Posted by: William Denton, 18 January 2006 7:19 am
Categories: Conferences,Music,Papers

Jenn Riley (the Inquiring Librarian) presented a paper at a conference last year, and I just noticed it: Exploiting Musical Connections: A Proposal for Support of Work Relationships in a Digital Music Library (433 KB PDF). It was presented at ISMIR 2005: 6th International Conference on Music Information Retrieval.

ABSTRACT:

Musical works in the Western art music tradition exist in a complex, inter-related web. Works that are derivative or part of another work are common; however, most music information retrieval systems, including traditional library catalogs, don’t use these essential relationships to improve search results or provide information about them to end-users. As part of the NSF-funded Variations2 Digital Music Library project at Indiana University, we have developed a set of functional requirements defining how derivative and whole/part relationships between musical works should be acted upon in search results, and how these results should be displayed.
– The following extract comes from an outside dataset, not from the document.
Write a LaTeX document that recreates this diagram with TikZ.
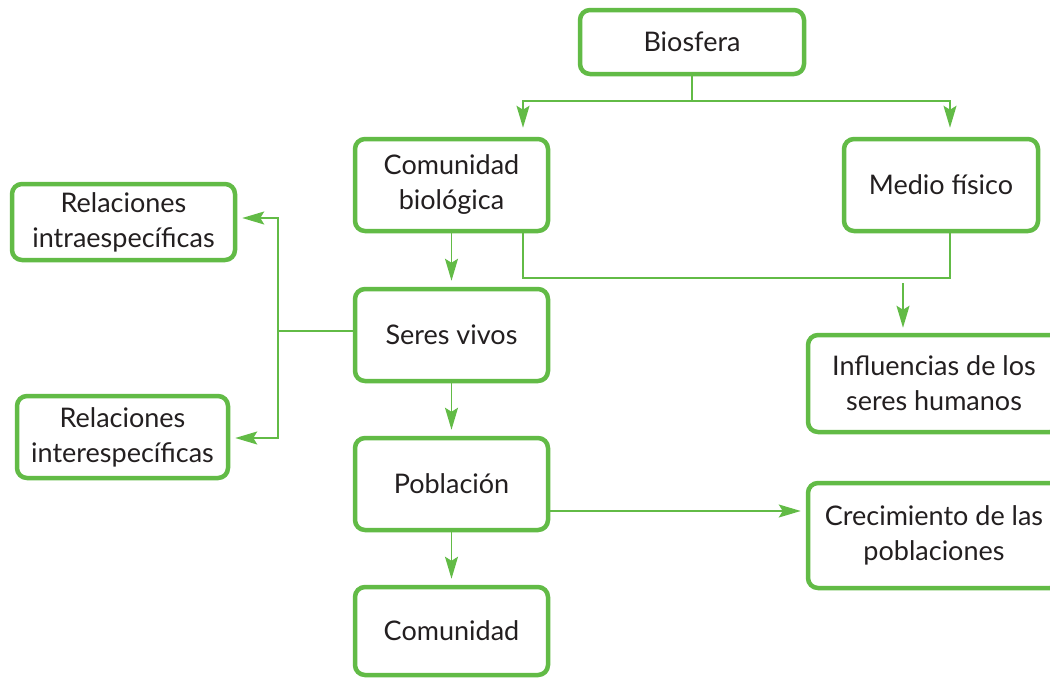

This paper describes recent research into these relationships, provides examples why they are important in Western art music, outlines how Variations2 or any other music information retrieval system could use these relationships in matching user queries, and describes optimal displays of these relationships to end-users.

Naturally, she discusses FRBR. Variations2 has been mentioned here before; see that entry for links to papers and presentations about it.